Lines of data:
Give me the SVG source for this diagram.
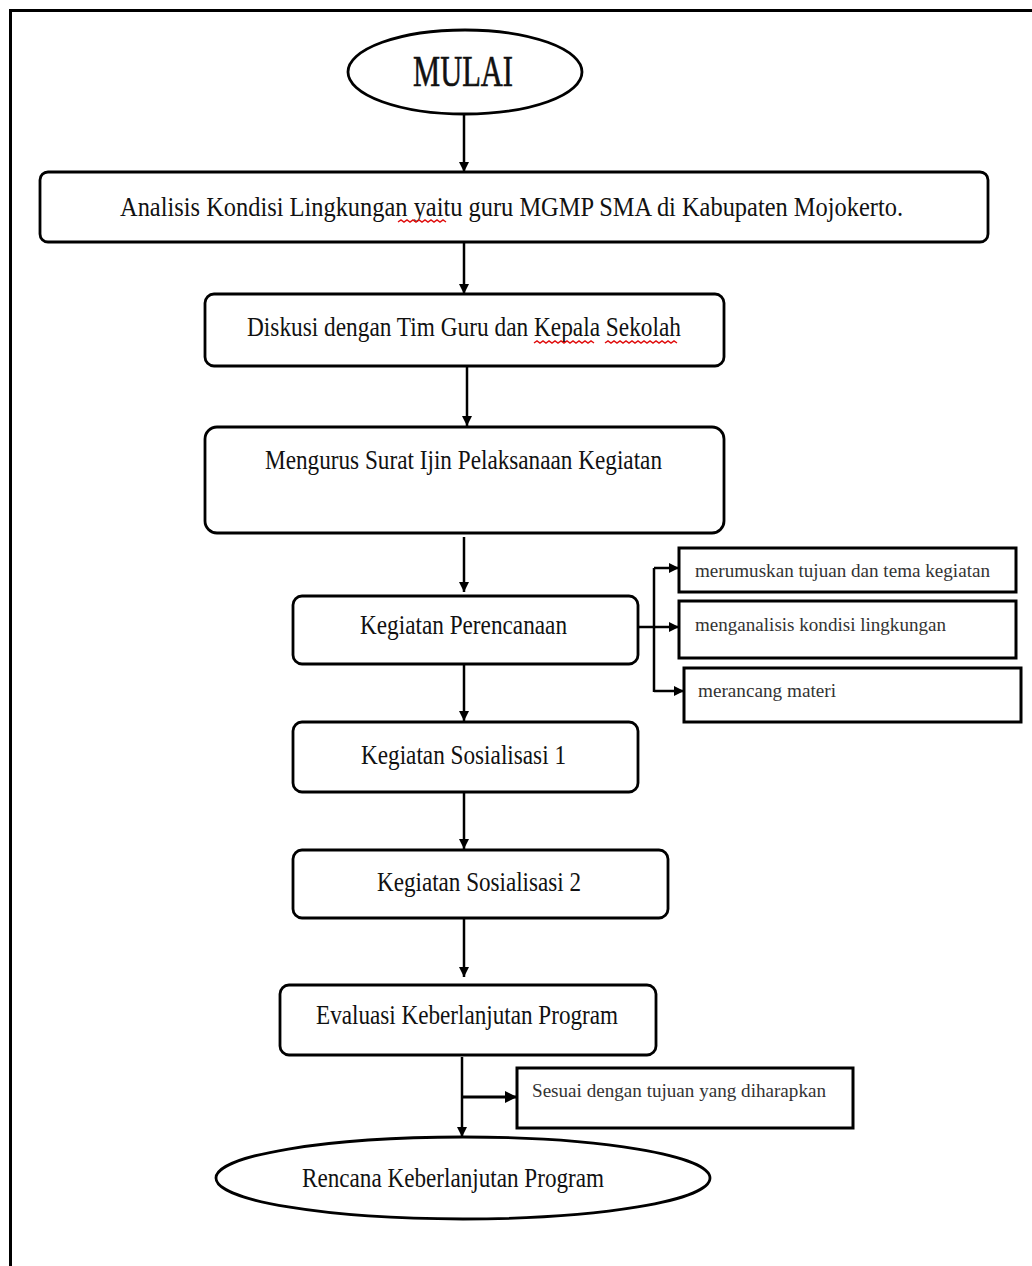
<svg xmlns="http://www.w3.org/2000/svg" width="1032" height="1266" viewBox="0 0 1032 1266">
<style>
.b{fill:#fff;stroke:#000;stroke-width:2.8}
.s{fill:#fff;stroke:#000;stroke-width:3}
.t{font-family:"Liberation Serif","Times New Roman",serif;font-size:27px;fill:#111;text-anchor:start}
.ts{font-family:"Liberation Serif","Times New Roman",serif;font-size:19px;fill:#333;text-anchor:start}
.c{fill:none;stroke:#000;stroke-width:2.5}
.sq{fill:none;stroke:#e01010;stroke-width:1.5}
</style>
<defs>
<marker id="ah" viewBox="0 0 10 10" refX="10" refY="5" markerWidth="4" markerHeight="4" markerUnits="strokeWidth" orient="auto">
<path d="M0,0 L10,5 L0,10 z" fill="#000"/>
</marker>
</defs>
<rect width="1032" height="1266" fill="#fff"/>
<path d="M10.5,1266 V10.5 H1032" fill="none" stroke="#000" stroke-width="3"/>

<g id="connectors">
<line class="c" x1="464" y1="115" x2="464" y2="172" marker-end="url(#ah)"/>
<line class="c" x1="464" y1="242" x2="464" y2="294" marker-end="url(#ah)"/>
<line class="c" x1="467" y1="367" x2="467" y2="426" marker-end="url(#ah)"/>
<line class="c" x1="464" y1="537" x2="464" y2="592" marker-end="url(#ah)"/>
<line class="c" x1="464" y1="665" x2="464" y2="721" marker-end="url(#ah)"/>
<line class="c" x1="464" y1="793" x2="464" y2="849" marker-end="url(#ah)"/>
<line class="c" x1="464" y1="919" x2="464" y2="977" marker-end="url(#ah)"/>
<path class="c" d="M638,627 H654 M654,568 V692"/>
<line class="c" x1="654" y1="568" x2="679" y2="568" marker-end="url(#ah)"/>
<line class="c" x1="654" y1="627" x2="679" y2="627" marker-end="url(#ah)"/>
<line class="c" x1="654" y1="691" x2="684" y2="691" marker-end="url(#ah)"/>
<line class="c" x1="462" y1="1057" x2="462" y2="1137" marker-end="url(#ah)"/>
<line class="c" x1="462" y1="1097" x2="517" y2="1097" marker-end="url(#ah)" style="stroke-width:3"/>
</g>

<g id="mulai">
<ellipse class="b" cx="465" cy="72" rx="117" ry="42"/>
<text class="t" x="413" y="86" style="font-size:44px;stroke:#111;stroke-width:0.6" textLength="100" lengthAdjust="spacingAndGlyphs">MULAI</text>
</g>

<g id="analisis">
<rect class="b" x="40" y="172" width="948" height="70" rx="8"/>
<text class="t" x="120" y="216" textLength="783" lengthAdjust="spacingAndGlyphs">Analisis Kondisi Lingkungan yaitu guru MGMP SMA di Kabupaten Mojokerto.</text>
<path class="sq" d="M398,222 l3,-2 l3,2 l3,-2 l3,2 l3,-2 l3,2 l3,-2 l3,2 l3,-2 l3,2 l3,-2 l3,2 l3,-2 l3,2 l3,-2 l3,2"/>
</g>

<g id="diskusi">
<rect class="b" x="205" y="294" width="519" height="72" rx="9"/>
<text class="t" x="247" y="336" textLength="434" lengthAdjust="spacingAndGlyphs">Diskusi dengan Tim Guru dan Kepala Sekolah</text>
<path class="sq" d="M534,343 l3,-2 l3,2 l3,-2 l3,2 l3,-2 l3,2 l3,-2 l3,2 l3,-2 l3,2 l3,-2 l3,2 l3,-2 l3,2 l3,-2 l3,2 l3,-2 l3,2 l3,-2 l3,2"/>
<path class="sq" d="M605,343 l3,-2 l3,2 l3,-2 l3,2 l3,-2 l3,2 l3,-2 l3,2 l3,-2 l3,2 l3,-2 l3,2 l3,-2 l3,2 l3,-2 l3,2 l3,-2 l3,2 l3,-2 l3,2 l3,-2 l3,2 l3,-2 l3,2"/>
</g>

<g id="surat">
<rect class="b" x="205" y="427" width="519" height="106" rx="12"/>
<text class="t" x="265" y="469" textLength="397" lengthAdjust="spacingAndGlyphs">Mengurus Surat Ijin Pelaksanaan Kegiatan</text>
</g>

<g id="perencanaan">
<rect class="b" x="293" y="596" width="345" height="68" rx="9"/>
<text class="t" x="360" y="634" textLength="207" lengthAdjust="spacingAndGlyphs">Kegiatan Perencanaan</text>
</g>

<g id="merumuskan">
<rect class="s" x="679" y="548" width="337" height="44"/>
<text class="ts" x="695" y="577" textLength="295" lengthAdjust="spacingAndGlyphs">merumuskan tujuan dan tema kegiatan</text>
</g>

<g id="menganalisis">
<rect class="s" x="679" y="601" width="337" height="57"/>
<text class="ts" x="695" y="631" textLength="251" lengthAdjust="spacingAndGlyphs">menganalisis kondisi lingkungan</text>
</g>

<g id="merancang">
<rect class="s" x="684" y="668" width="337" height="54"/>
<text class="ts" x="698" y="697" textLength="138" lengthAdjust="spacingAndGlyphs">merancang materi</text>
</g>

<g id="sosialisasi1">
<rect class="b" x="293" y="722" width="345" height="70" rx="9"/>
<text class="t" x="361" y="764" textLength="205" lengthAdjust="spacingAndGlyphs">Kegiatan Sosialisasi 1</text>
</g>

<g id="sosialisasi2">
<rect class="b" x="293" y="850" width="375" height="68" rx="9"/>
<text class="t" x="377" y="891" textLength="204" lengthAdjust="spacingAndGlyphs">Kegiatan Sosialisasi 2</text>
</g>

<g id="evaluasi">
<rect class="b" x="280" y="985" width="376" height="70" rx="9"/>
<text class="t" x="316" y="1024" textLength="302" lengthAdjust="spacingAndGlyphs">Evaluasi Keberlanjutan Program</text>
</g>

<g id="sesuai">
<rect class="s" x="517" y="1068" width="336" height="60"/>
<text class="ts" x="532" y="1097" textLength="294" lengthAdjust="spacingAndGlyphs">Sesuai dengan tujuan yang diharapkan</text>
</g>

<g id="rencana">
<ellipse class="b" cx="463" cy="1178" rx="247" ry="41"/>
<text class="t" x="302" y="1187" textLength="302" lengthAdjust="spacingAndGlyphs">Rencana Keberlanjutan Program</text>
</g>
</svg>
* * *
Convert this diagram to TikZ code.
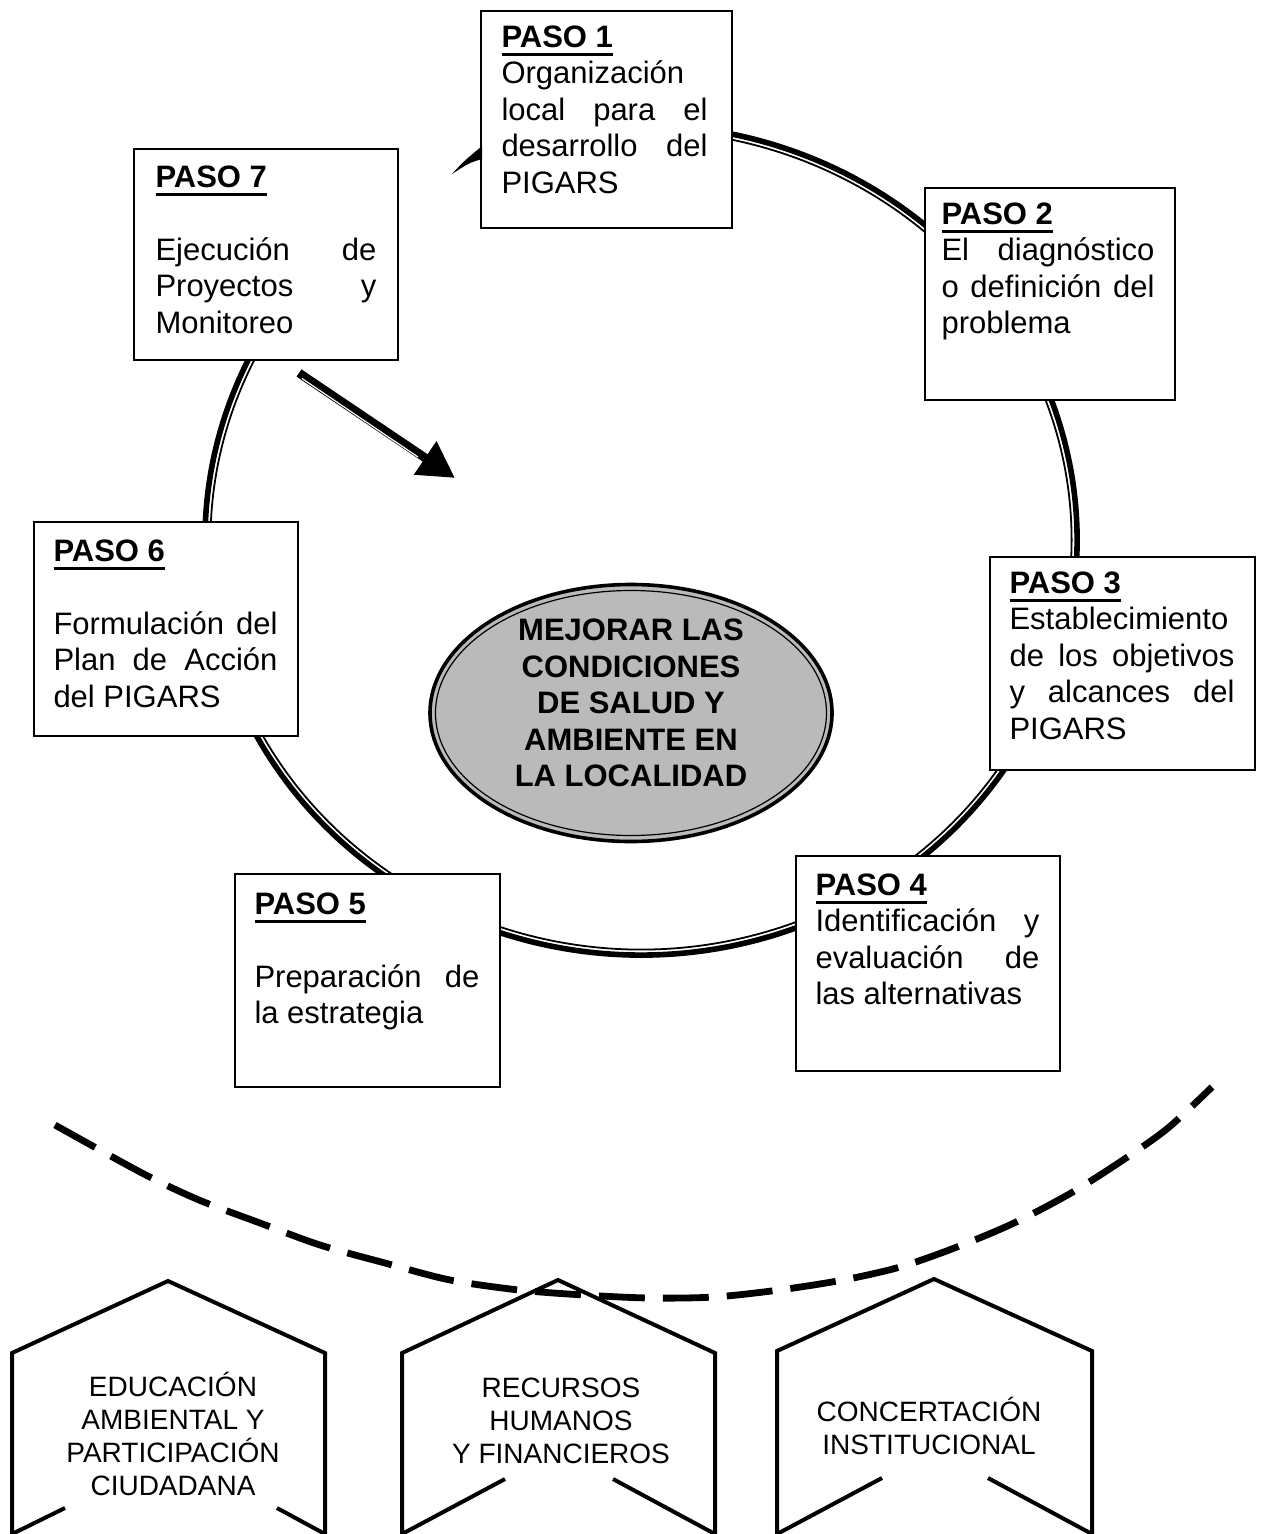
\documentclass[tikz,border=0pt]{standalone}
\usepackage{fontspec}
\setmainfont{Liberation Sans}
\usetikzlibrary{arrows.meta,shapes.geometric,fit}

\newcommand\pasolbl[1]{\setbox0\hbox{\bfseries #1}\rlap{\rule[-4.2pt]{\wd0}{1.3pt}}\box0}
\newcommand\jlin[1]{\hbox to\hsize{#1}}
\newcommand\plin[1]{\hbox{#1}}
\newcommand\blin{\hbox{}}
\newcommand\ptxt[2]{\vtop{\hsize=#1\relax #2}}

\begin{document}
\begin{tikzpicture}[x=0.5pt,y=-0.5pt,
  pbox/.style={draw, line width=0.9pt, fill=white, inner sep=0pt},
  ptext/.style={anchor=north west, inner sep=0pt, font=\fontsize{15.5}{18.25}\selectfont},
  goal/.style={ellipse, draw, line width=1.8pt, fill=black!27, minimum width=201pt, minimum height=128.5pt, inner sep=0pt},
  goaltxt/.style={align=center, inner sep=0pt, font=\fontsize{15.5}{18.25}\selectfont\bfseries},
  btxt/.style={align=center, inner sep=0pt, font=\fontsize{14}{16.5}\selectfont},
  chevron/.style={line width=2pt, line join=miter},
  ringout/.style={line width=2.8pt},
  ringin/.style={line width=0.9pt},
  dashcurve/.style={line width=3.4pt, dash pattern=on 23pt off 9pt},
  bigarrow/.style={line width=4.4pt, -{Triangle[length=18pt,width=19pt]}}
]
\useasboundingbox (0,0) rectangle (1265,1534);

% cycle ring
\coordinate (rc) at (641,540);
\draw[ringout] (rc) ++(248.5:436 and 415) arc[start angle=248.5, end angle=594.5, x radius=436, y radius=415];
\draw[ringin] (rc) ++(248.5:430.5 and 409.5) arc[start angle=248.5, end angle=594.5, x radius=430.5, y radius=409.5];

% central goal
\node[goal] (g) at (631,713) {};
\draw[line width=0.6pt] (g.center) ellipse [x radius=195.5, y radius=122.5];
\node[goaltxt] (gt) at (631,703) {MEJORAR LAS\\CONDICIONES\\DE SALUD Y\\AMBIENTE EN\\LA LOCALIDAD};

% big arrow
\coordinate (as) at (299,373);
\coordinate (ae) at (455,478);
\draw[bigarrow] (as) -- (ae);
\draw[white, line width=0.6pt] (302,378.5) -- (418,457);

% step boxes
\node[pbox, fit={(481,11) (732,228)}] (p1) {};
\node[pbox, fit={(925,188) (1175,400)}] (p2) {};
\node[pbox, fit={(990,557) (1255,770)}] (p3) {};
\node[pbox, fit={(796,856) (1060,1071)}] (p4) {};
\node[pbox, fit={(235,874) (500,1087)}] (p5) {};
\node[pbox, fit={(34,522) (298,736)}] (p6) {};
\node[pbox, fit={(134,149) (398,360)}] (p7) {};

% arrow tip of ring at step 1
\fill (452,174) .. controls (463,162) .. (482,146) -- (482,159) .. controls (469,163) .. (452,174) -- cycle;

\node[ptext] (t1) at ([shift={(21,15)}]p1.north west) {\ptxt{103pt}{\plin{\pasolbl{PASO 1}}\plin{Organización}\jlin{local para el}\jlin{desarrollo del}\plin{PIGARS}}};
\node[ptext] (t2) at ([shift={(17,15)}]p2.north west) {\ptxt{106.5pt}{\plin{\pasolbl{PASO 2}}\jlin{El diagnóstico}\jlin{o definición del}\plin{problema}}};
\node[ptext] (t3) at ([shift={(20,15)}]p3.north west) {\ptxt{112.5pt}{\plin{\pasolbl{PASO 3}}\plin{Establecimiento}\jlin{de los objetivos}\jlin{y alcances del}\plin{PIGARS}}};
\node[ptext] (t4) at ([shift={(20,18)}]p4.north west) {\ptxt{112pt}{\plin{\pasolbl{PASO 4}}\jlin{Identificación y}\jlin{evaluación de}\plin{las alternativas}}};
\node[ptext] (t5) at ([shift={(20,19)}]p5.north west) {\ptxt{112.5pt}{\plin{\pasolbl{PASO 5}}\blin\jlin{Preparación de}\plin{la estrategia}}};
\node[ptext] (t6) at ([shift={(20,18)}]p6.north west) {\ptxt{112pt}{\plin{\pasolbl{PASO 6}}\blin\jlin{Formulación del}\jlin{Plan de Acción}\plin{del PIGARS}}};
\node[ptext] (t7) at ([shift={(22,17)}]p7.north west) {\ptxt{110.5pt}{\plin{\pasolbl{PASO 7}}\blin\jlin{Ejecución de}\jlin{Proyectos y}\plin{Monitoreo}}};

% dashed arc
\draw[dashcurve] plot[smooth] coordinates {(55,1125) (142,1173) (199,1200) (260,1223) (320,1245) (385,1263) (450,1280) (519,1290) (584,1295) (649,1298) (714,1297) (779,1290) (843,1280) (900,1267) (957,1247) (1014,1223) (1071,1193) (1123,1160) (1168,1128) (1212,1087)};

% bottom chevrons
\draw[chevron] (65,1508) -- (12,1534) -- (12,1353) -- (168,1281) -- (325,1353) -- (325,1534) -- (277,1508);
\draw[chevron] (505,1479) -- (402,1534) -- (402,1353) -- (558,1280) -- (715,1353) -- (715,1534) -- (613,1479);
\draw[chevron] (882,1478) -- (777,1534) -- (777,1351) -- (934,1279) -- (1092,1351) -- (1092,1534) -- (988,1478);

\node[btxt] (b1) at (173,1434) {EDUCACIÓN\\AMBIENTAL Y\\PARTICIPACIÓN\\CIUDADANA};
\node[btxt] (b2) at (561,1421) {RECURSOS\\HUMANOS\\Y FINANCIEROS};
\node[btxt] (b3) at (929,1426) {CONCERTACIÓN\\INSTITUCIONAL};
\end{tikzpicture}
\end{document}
* * *
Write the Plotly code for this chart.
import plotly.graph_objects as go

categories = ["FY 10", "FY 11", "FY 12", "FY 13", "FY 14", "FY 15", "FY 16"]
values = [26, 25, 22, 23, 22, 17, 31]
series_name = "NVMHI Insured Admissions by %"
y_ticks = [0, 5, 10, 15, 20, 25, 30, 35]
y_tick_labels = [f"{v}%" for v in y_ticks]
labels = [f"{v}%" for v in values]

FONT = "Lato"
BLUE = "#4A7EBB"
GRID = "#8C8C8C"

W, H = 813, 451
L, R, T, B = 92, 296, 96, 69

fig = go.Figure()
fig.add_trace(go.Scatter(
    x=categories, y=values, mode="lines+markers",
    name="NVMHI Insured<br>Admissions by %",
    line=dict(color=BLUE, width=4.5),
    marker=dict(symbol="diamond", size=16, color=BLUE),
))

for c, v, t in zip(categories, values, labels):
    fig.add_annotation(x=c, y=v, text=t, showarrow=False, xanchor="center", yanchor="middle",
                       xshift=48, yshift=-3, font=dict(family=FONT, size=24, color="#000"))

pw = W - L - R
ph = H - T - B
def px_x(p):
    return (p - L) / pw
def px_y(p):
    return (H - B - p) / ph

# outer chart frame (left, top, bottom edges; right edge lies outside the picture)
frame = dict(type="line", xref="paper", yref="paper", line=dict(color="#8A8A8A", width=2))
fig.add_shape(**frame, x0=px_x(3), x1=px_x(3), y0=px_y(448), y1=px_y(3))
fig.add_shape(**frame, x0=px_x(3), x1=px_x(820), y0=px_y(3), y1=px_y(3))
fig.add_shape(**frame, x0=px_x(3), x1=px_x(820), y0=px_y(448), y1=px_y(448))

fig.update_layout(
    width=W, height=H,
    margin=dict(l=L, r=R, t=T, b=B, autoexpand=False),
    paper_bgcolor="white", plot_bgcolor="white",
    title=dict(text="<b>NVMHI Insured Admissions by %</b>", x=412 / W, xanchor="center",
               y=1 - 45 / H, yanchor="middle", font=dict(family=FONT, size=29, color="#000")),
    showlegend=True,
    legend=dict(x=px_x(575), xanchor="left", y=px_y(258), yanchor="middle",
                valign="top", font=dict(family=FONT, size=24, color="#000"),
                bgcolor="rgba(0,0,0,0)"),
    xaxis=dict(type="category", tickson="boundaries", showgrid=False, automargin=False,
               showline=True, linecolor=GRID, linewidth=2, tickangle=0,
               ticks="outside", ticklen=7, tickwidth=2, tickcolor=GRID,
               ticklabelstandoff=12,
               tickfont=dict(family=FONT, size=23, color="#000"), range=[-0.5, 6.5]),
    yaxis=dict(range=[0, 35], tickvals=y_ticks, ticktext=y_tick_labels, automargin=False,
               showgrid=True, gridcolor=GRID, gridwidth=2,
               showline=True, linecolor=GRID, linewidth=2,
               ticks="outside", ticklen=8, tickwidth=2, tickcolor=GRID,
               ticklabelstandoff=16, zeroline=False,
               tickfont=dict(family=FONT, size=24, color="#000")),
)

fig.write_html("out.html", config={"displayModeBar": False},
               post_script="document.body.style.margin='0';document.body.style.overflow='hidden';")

▶ [THE TASK]:
Reproduce nothing but the lines from the one with "Convert this diagram to TikZ code." to the one with "(0,0) rectangle (1265,1534);", both lines included, and keep every picture out of the copy.

▶ [SOLUTION TO THIS PROBLEM]:
Convert this diagram to TikZ code.
\documentclass[tikz,border=0pt]{standalone}
\usepackage{fontspec}
\setmainfont{Liberation Sans}
\usetikzlibrary{arrows.meta,shapes.geometric,fit}

\newcommand\pasolbl[1]{\setbox0\hbox{\bfseries #1}\rlap{\rule[-4.2pt]{\wd0}{1.3pt}}\box0}
\newcommand\jlin[1]{\hbox to\hsize{#1}}
\newcommand\plin[1]{\hbox{#1}}
\newcommand\blin{\hbox{}}
\newcommand\ptxt[2]{\vtop{\hsize=#1\relax #2}}

\begin{document}
\begin{tikzpicture}[x=0.5pt,y=-0.5pt,
  pbox/.style={draw, line width=0.9pt, fill=white, inner sep=0pt},
  ptext/.style={anchor=north west, inner sep=0pt, font=\fontsize{15.5}{18.25}\selectfont},
  goal/.style={ellipse, draw, line width=1.8pt, fill=black!27, minimum width=201pt, minimum height=128.5pt, inner sep=0pt},
  goaltxt/.style={align=center, inner sep=0pt, font=\fontsize{15.5}{18.25}\selectfont\bfseries},
  btxt/.style={align=center, inner sep=0pt, font=\fontsize{14}{16.5}\selectfont},
  chevron/.style={line width=2pt, line join=miter},
  ringout/.style={line width=2.8pt},
  ringin/.style={line width=0.9pt},
  dashcurve/.style={line width=3.4pt, dash pattern=on 23pt off 9pt},
  bigarrow/.style={line width=4.4pt, -{Triangle[length=18pt,width=19pt]}}
]
\useasboundingbox (0,0) rectangle (1265,1534);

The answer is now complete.